**What you have to do:**
Everything from the first line down to the line containing "xNameRich['k' + i]" is to be retyped exactly, both ends included, with pictures left out.

**Supplied information:**
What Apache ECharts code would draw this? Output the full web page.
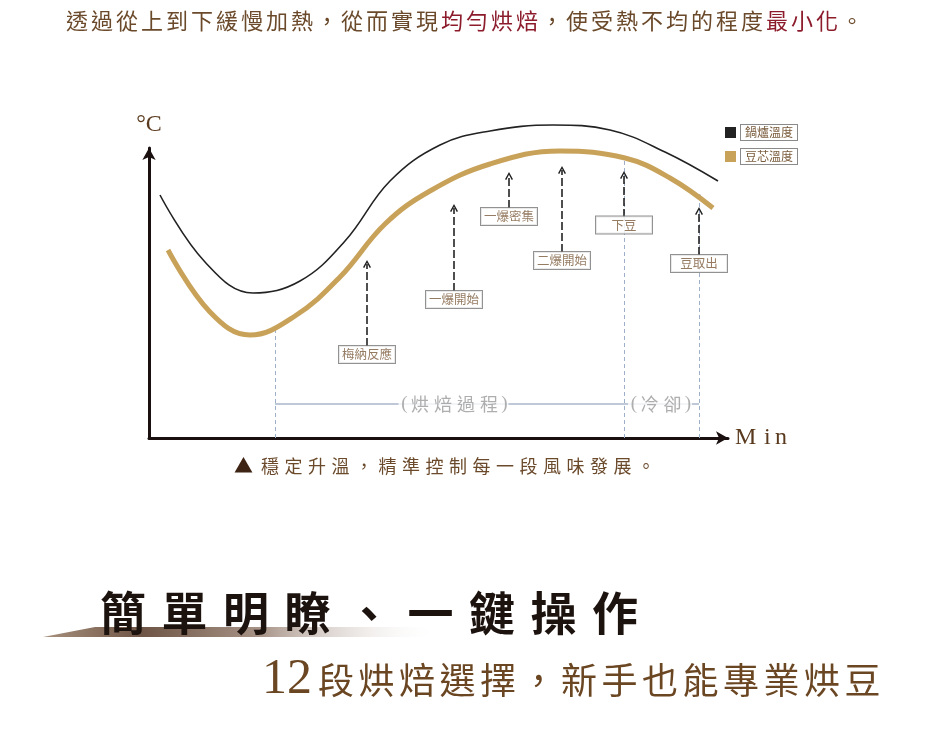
<!DOCTYPE html>
<html><head><meta charset="utf-8">
<script src="https://cdn.jsdelivr.net/npm/echarts@6/dist/echarts.min.js"></script>
<style>html,body{margin:0;padding:0;background:#fff}#main{width:950px;height:729px}</style>
</head><body><div id="main"></div>
<script>
// ---- data (x: minutes, y: temperature, arbitrary units) ----
const boilerTemp = [[1.1,243],[5.6,176],[10.4,145],[15.1,157],[19.6,197],[24.1,257],[29.1,293],[34.1,307],[40.4,313],[46.1,308],[51.6,286],[56.9,257]];
const beanTemp = [[1.9,188],[6.1,126],[10.1,103],[14.6,122],[19.1,161],[23.6,214],[28.1,247],[34.1,274],[41.1,287],[47.6,280],[52.1,260],[56.4,230]];
const seriesNames = ['鍋爐溫度','豆芯溫度'];
const eventNames = ['梅納反應','一爆開始','一爆密集','二爆開始','下豆','豆取出'];
const eventX = [21.8,30.5,36.0,41.3,47.5,55.0];
const eventArrowTop = [174,230,262,268,263,227];
const eventBoxTop = [92,147,230,186,221,183];
const eventBoxCenter = [83.5,138.5,221.5,177.5,213,174.5];
const guideX = [12.6,47.5,55.0];
const guideTop = [110,280,242];
const phaseNames = ['(烘焙過程)','(冷卻)'];
const phaseX = [30.45,51.1];
const phaseY = 34;
const phaseStart = 12.6, phaseEnd = 55.0;
const headlineParts = [['透過從上到下緩慢加熱，從而實現','b'],['均勻烘焙','r'],['，使受熱不均的程度','b'],['最小化','r'],['。','b']];
const captionMark = '▲';
const captionText = '穩定升溫，精準控制每一段風味發展。';
const bigTitle = '簡單明瞭、一鍵操作';
const subNumber = '12';
const subText = '段烘焙選擇，新手也能專業烘豆';
const xName = 'Min';
const yName = '°C';

const CJK = '"Noto Sans CJK TC","Noto Sans CJK SC",sans-serif';
const SERIF = '"Liberation Serif","DejaVu Serif",serif';
const BROWN = '#6b4a2b';

function spaced(str, key){ return Array.from(str).map(ch => '{' + key + '|' + ch + '}').join(''); }

const chart = echarts.init(document.getElementById('main'));

const minWidths = [29, 11, 14];
const xNameRich = {};
minWidths.forEach((w,i) => { xNameRich['k' + i] = {fontFamily:SERIF, fontSize:24, color:'#5a3a1e', width:w}; });

const option = {
  backgroundColor:'#fff',
  animation:false,
  grid:{left:149, right:222, top:148, bottom:291},
  legend:{
    data:seriesNames, orient:'vertical', left:720, top:119, itemWidth:11, itemHeight:11,
    icon:'rect', selectedMode:false, itemGap:7,
    textStyle:{fontFamily:CJK, fontSize:12, color:'#7a5c3c', borderColor:'#8a8a8a', borderWidth:1, padding:[2,4,1,4], backgroundColor:'#fff'}
  },
  xAxis:{type:'value', min:0, max:57.9,
    name:Array.from(xName).map((ch,i) => '{k' + i + '|' + ch + '}').join(''), nameLocation:'end', nameGap:7,
    nameTextStyle:{verticalAlign:'middle', rich:xNameRich},
    axisLine:{show:true, onZero:false, symbol:['none','arrow'], symbolSize:[10,12], lineStyle:{color:'#1a1010', width:3}},
    axisTick:{show:false}, axisLabel:{show:false}, splitLine:{show:false}},
  yAxis:{type:'value', min:0, max:290, name:yName, nameLocation:'end', nameGap:11,
    nameTextStyle:{fontFamily:SERIF, fontSize:24, color:'#5a3a1e', align:'center'},
    axisLine:{show:true, onZero:false, symbol:['none','arrow'], symbolSize:[10,12], lineStyle:{color:'#1a1010', width:3}},
    axisTick:{show:false}, axisLabel:{show:false}, splitLine:{show:false}},
  graphic:[
    {type:'polygon', z:1, shape:{points:[[43,637],[95,627],[440,627],[440,637]]},
      style:{fill:new echarts.graphic.LinearGradient(0,0,1,0,[
        {offset:0,color:'#a8907e'},{offset:0.25,color:'#6e5545'},{offset:0.55,color:'#a89488'},{offset:1,color:'rgba(255,255,255,0)'}])}},
    {type:'text', z:10, x:66, y:21, style:{
      text: headlineParts.map(p => spaced(p[0], p[1])).join(''),
      verticalAlign:'middle', align:'left',
      rich:{b:{fontFamily:CJK, fontSize:22, fill:BROWN, color:BROWN, width:25}, r:{fontFamily:CJK, fontSize:22, fill:'#8c1c2c', color:'#8c1c2c', width:25}}}},
    {type:'text', z:10, x:234, y:466, style:{
      text: spaced(captionMark,'m') + spaced(captionText,'c'),
      verticalAlign:'middle', align:'left',
      rich:{m:{fontFamily:CJK, fontSize:19, fill:'#3e2414', color:'#3e2414', width:27}, c:{fontFamily:CJK, fontSize:18, fill:BROWN, color:BROWN, width:23.5}}}},
    {type:'text', z:10, x:100, y:613, style:{
      text: spaced(bigTitle,'t'),
      verticalAlign:'middle', align:'left',
      rich:{t:{fontFamily:CJK, fontSize:46, fontWeight:'bold', fill:'#1c120e', color:'#1c120e', width:61.5}}}},
    {type:'text', z:10, x:262, y:680, style:{
      text: '{n|' + subNumber + '}' + spaced(subText,'s'),
      verticalAlign:'middle', align:'left',
      rich:{n:{fontFamily:SERIF, fontSize:50, fill:'#6b4622', color:'#6b4622', width:56}, s:{fontFamily:CJK, fontSize:36, fill:'#6b4622', color:'#6b4622', width:40.5}}}}
  ],
  series:[
    {type:'lines', coordinateSystem:'cartesian2d', z:2, silent:true,
      data: guideX.map((x,i) => ({coords:[[x,0],[x,guideTop[i]]]})),
      symbol:['none','circle'], symbolSize:4,
      lineStyle:{color:'#9eb0c9', width:1, type:[4,3], opacity:1}},
    {type:'lines', coordinateSystem:'cartesian2d', z:2, silent:true,
      data:[{coords:[[phaseStart,phaseY],[phaseEnd,phaseY]]}],
      symbol:'none', lineStyle:{color:'#a9b6ca', width:1.5, opacity:1}},
    {name:seriesNames[0], type:'line', z:3, data:boilerTemp, smooth:0.4, symbol:'none', clip:false,
      color:'#222', lineStyle:{color:'#222', width:1.6}},
    {name:seriesNames[1], type:'line', z:3, data:beanTemp, smooth:0.4, symbol:'none', clip:false,
      color:'#c9a25a', lineStyle:{color:'#c9a25a', width:5}},
    {type:'lines', coordinateSystem:'cartesian2d', z:4, silent:true,
      data: eventX.map((x,i) => ({coords:[[x,eventBoxTop[i]],[x,eventArrowTop[i]]]})),
      symbol:['none','path://M0,9 L5,0 L10,9 L8.4,9.8 L5,3.4 L1.6,9.8 Z'], symbolSize:[9,8],
      lineStyle:{color:'#222', width:1.6, type:[8,3], opacity:1}},
    {type:'scatter', z:5, silent:true, symbolSize:1, itemStyle:{color:'rgba(0,0,0,0)'},
      data: eventX.map((x,i) => ({value:[x,eventBoxCenter[i]], name:eventNames[i]})),
      label:{show:true, position:'inside', formatter:p => p.name, fontFamily:CJK, fontSize:12.5, lineHeight:13,
        color:'#7a5a3a', width:48, align:'center', padding:[2,4], borderColor:'#777', borderWidth:1, backgroundColor:'#fff'}},
    {type:'scatter', z:5, silent:true, symbolSize:1, itemStyle:{color:'rgba(0,0,0,0)'},
      data: phaseX.map((x,i) => ({value:[x,phaseY], name:phaseNames[i]})),
      label:{show:true, position:'inside', backgroundColor:'#fff', padding:[0,0,0,2],
        formatter:p => Array.from(p.name).map(ch => (ch==='('||ch===')') ? '{p|'+ch+'}' : '{c|'+ch+'}').join(''),
        rich:{p:{fontFamily:SERIF, fontSize:19, color:'#9a9a9a', width:8}, c:{fontFamily:CJK, fontSize:18, color:'#9a9a9a', width:23}}}}
  ]
};
chart.setOption(option);
</script></body></html>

**Exercise response:**
What Apache ECharts code would draw this? Output the full web page.
<!DOCTYPE html>
<html><head><meta charset="utf-8">
<script src="https://cdn.jsdelivr.net/npm/echarts@6/dist/echarts.min.js"></script>
<style>html,body{margin:0;padding:0;background:#fff}#main{width:950px;height:729px}</style>
</head><body><div id="main"></div>
<script>
// ---- data (x: minutes, y: temperature, arbitrary units) ----
const boilerTemp = [[1.1,243],[5.6,176],[10.4,145],[15.1,157],[19.6,197],[24.1,257],[29.1,293],[34.1,307],[40.4,313],[46.1,308],[51.6,286],[56.9,257]];
const beanTemp = [[1.9,188],[6.1,126],[10.1,103],[14.6,122],[19.1,161],[23.6,214],[28.1,247],[34.1,274],[41.1,287],[47.6,280],[52.1,260],[56.4,230]];
const seriesNames = ['鍋爐溫度','豆芯溫度'];
const eventNames = ['梅納反應','一爆開始','一爆密集','二爆開始','下豆','豆取出'];
const eventX = [21.8,30.5,36.0,41.3,47.5,55.0];
const eventArrowTop = [174,230,262,268,263,227];
const eventBoxTop = [92,147,230,186,221,183];
const eventBoxCenter = [83.5,138.5,221.5,177.5,213,174.5];
const guideX = [12.6,47.5,55.0];
const guideTop = [110,280,242];
const phaseNames = ['(烘焙過程)','(冷卻)'];
const phaseX = [30.45,51.1];
const phaseY = 34;
const phaseStart = 12.6, phaseEnd = 55.0;
const headlineParts = [['透過從上到下緩慢加熱，從而實現','b'],['均勻烘焙','r'],['，使受熱不均的程度','b'],['最小化','r'],['。','b']];
const captionMark = '▲';
const captionText = '穩定升溫，精準控制每一段風味發展。';
const bigTitle = '簡單明瞭、一鍵操作';
const subNumber = '12';
const subText = '段烘焙選擇，新手也能專業烘豆';
const xName = 'Min';
const yName = '°C';

const CJK = '"Noto Sans CJK TC","Noto Sans CJK SC",sans-serif';
const SERIF = '"Liberation Serif","DejaVu Serif",serif';
const BROWN = '#6b4a2b';

function spaced(str, key){ return Array.from(str).map(ch => '{' + key + '|' + ch + '}').join(''); }

const chart = echarts.init(document.getElementById('main'));

const minWidths = [29, 11, 14];
const xNameRich = {};
minWidths.forEach((w,i) => { xNameRich['k' + i] = {fontFamily:SERIF, fontSize:24, color:'#5a3a1e', width:w}; });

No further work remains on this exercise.